++++ DATASET RECORDS ++++

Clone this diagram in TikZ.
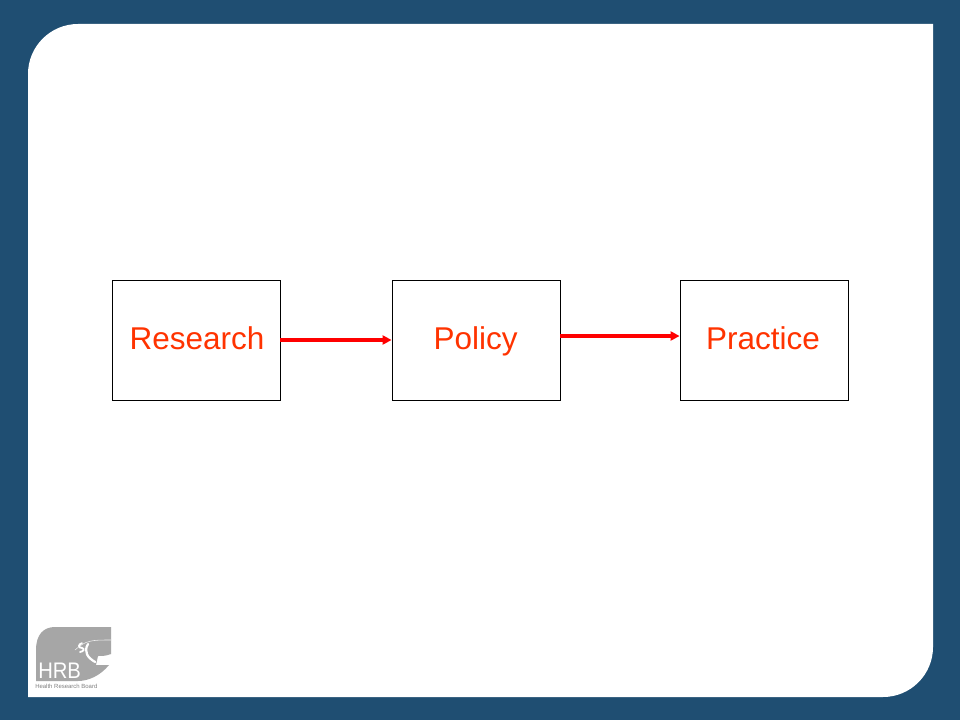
\documentclass[tikz,border=0pt]{standalone}
\usepackage{fontspec}
\setmainfont{Liberation Sans}
\usetikzlibrary{arrows.meta}
\definecolor{hrbblue}{HTML}{1F4E72}
\definecolor{hrbgrey}{HTML}{A6A6A6}
\definecolor{hrbtext}{HTML}{FF3300}
\begin{document}
\begin{tikzpicture}
	\tikzstyle{stage}=[draw,line width=0.6pt,minimum width=4.2cm,minimum height=3cm,inner sep=0pt]
	\tikzstyle{stagetext}=[text=hrbtext,font=\fontsize{22.4}{26}\selectfont,inner sep=0pt,anchor=base]
	\tikzstyle{link}=[-{Triangle[length=0.225cm,width=0.225cm]},red,line width=0.076cm]
	\useasboundingbox (0,0) rectangle (24,18);
	\fill[hrbblue] (0,0) rectangle (24,18);
	\fill[white] (0.7,0.575) -- (22.075,0.575) arc (-90:0:1.25) -- (23.325,17.4) -- (1.95,17.4) arc (90:180:1.25) -- cycle;
	% logo
	\fill[hrbgrey] (0.9,0.975) -- (0.9,1.75) .. controls (0.9,2.15) and (1.1,2.325) .. (1.375,2.325) -- (2.775,2.325) -- (2.775,1.65) .. controls (2.65,1.6) and (2.55,1.6) .. (2.45,1.6) -- (2.4,1.375) -- (2.725,1.375) .. controls (2.5,1.1) and (2.2,0.975) .. (1.95,0.975) -- cycle;
	\draw[white!80!hrbgrey,line width=0.4pt] (1.875,1.75) .. controls (2.15,2.0) and (2.3,2.0) .. (2.775,2.0);
	\draw[white,line width=1.6pt,line cap=round] (2.2,1.9) .. controls (2.08,1.7) and (2.2,1.55) .. (2.38,1.45);
	\draw[white,line width=1.3pt,line cap=round] (2.05,1.92) .. controls (1.95,1.9) and (1.95,1.8) .. (2.05,1.8) .. controls (2.12,1.78) and (2.1,1.72) .. (2.0,1.7);
	\node[text=white,font=\fontsize{16}{16}\selectfont,xscale=0.9,inner sep=0pt,anchor=base west](hrbname)at(0.95,1.03){HRB};
	\node[text=gray,font=\fontsize{4.25}{4.5}\selectfont,inner sep=0pt,anchor=base west](hrbfull)at(0.875,0.8){Health Research Board};
	\node[stage](research)at(4.9,9.5){};
	\node[stage](policy)at(11.9,9.5){};
	\node[stage](practice)at(19.1,9.5){};
	\node[stagetext](researchtext)at(4.925,9.275){Research};
	\node[stagetext](policytext)at(11.89,9.275){Policy};
	\node[stagetext](practicetext)at(19.075,9.275){Practice};
	\draw[link] (research) -- (policy);
	\draw[link] ([yshift=0.1cm]policy.east) -- ([yshift=0.1cm]practice.west);
\end{tikzpicture}
\end{document}
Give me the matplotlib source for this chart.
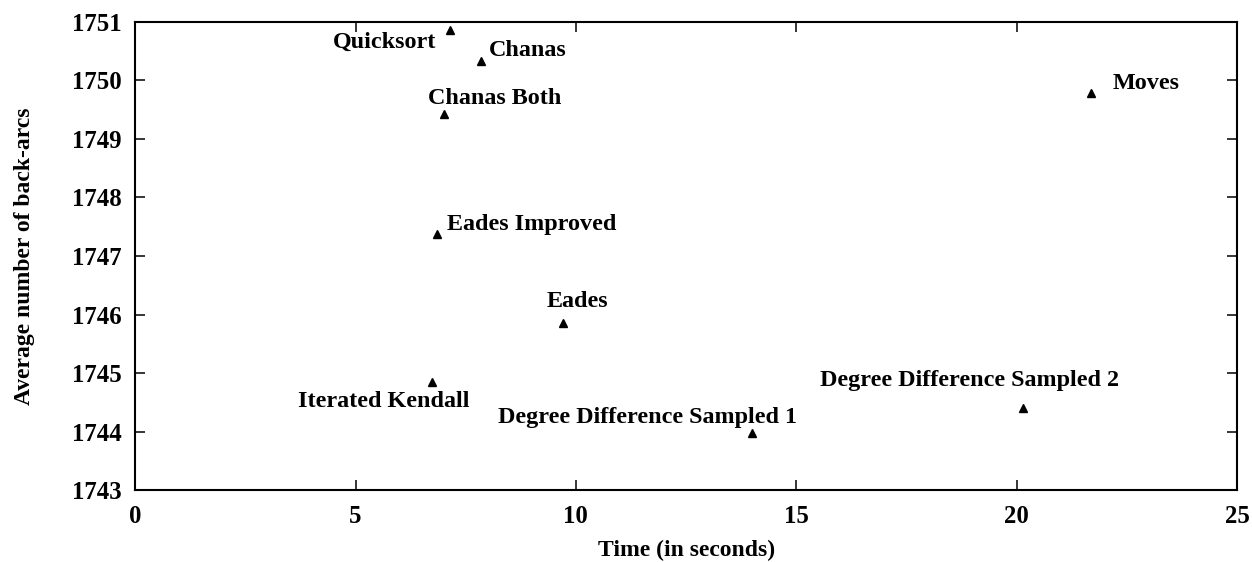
import matplotlib
matplotlib.use("Agg")
import matplotlib.pyplot as plt

plt.rcParams.update({
    "font.family": ["Liberation Serif", "DejaVu Serif"],
    "font.weight": "bold",
    "axes.labelweight": "bold",
})

# heuristics, time (s) vs. average back-arcs
names = ["Quicksort", "Chanas", "Chanas Both", "Moves", "Eades Improved",
         "Eades", "Iterated Kendall", "Degree Difference Sampled 1",
         "Degree Difference Sampled 2"]
time_s = [7.14, 7.84, 7.00, 21.68, 6.84, 9.70, 6.73, 14.00, 20.14]
back_arcs = [1750.86, 1750.34, 1749.42, 1749.78, 1747.38, 1745.86,
             1744.84, 1743.97, 1744.41]

# label placement (offset in pixels, horizontal alignment)
label_pos = [(-14, -12, "right"), (8, 10, "left"), (51, 16, "center"),
             (22, 10, "left"), (10, 9, "left"), (15, 21, "center"),
             (-48, -19, "center"), (-105, 16, "center"), (-53, 27, "center")]

fig = plt.figure(figsize=(12.52, 5.62), dpi=100)
ax = fig.add_axes([0.108, 0.128, 0.880, 0.833])

ax.plot(time_s, back_arcs, "^", color="black", markersize=6, linestyle="none")
for n, x, y, (dx, dy, ha) in zip(names, time_s, back_arcs, label_pos):
    ax.annotate(n, (x, y), xytext=(dx, dy), textcoords="offset pixels",
                ha=ha, va="center", fontsize=17.4, fontweight="bold")

ax.set_xlim(0, 25)
ax.set_ylim(1743, 1751)
ax.set_xticks(range(0, 26, 5))
ax.set_yticks(range(1743, 1752))
ax.tick_params(direction="in", length=7.5, width=1.1, top=True, right=True,
               labelsize=17.8, pad=10)
ax.tick_params(axis="x", pad=11)
for s in ax.spines.values():
    s.set_linewidth(1.5)

ax.set_xlabel("Time (in seconds)", fontsize=17, labelpad=8)
ax.set_ylabel("Average number of back-arcs", fontsize=17, labelpad=26)

fig.savefig("out.png", dpi=100)
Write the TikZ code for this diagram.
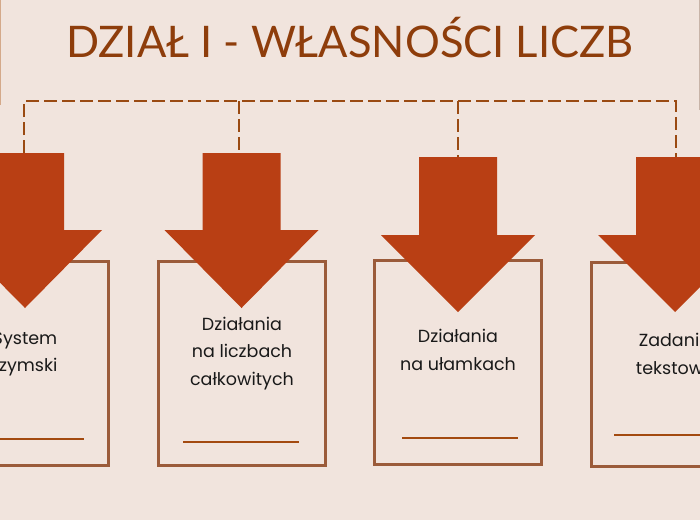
\documentclass[tikz,border=0pt]{standalone}
\usepackage{fontspec}
\setmainfont{Poppins}
\newfontfamily\titlefont{Lato}
\definecolor{bg}{HTML}{F1E4DD}
\definecolor{titlec}{HTML}{8E3D0B}
\definecolor{arrowc}{HTML}{B93F14}
\definecolor{boxc}{HTML}{9B5B3A}
\definecolor{linec}{HTML}{A34A10}
\definecolor{dashc}{HTML}{9A4A12}
\definecolor{edgel}{HTML}{D4A98A}
\definecolor{edger}{HTML}{C8B4A8}
\tikzset{
  cardbox/.style={draw=boxc, line width=3pt, fill=none, minimum width=167pt, minimum height=204pt, inner sep=0pt},
  bigarrow/.style={fill=arrowc, draw=none},
  dashline/.style={draw=dashc, line width=2.5pt, dash pattern=on 13pt off 5pt},
  underl/.style={draw=linec, line width=2.2pt},
  cardtext/.style={align=center, text=black!90, font=\fontsize{17.5}{27.8}\selectfont},
}
\newcommand{\downarrowshape}[4]{% center x, top y, head y, tip y
  \fill[bigarrow] (#1-39,#2) -- (#1+39,#2) -- (#1+39,#3) -- (#1+77,#3) -- (#1,#4) -- (#1-77,#3) -- (#1-39,#3) -- cycle;
}
\begin{document}
\begin{tikzpicture}[x=1pt,y=-1pt]
\useasboundingbox (0,0) rectangle (700,520);
\clip (0,0) rectangle (700,520);
\fill[bg] (0,0) rectangle (700,520);
% edge lines
\draw[edgel, line width=1.5pt] (0.5,0) -- (0.5,105);
\draw[edger, line width=1.5pt] (699.3,0) -- (699.3,110);
% title
\node[text=titlec, font=\titlefont\fontsize{43.5}{43.5}\selectfont, anchor=base] (title) at (350,57) {DZIAŁ I - WŁASNOŚCI LICZB};
% boxes
\node[cardbox] (box1) at (25,363.5) {};
\node[cardbox] (box2) at (242,363.5) {};
\node[cardbox] (box3) at (458,362) {};
\node[cardbox] (box4) at (675,364.5) {};
% underlines
\draw[underl] (-34,439) -- (84,439);
\draw[underl] (183,442) -- (299,442);
\draw[underl] (402,438) -- (518,438);
\draw[underl] (614,435) -- (736,435);
% texts
\node[cardtext, anchor=center] (t1) at (25,354) {System\\rzymski};
\node[cardtext, anchor=center] (t2) at (242,353.5) {Działania\\na liczbach\\całkowitych};
\node[cardtext, anchor=center] (t3) at (458,350) {Działania\\na ułamkach};
\node[cardtext, anchor=center] (t4) at (675,354) {Zadania\\tekstowe};
% arrows
\downarrowshape{25}{153}{230}{308}
\downarrowshape{241.5}{153}{230}{308}
\downarrowshape{458}{157}{235}{312}
\downarrowshape{675}{157}{235}{312}
\coordinate (a1) at (24,153);
\coordinate (a2) at (239,153);
\coordinate (a3) at (458,157);
\coordinate (a4) at (676,157);
\coordinate (b1) at (24,101);
\coordinate (b2) at (239,101);
\coordinate (b3) at (458,101);
\coordinate (b4) at (676,101);
% dashed connectors
\draw[dashline] (a1) -- (b1) -- (b4) -- (a4);
\draw[dashline] (b2) -- (a2);
\draw[dashline] (b3) -- (a3);
\end{tikzpicture}
\end{document}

++++

#### [WRITTEN PROBLEM]
In the entries above, find lines with "diagram" and copy each.

#### [TASK RESPONSE]
Clone this diagram in TikZ.
Write the TikZ code for this diagram.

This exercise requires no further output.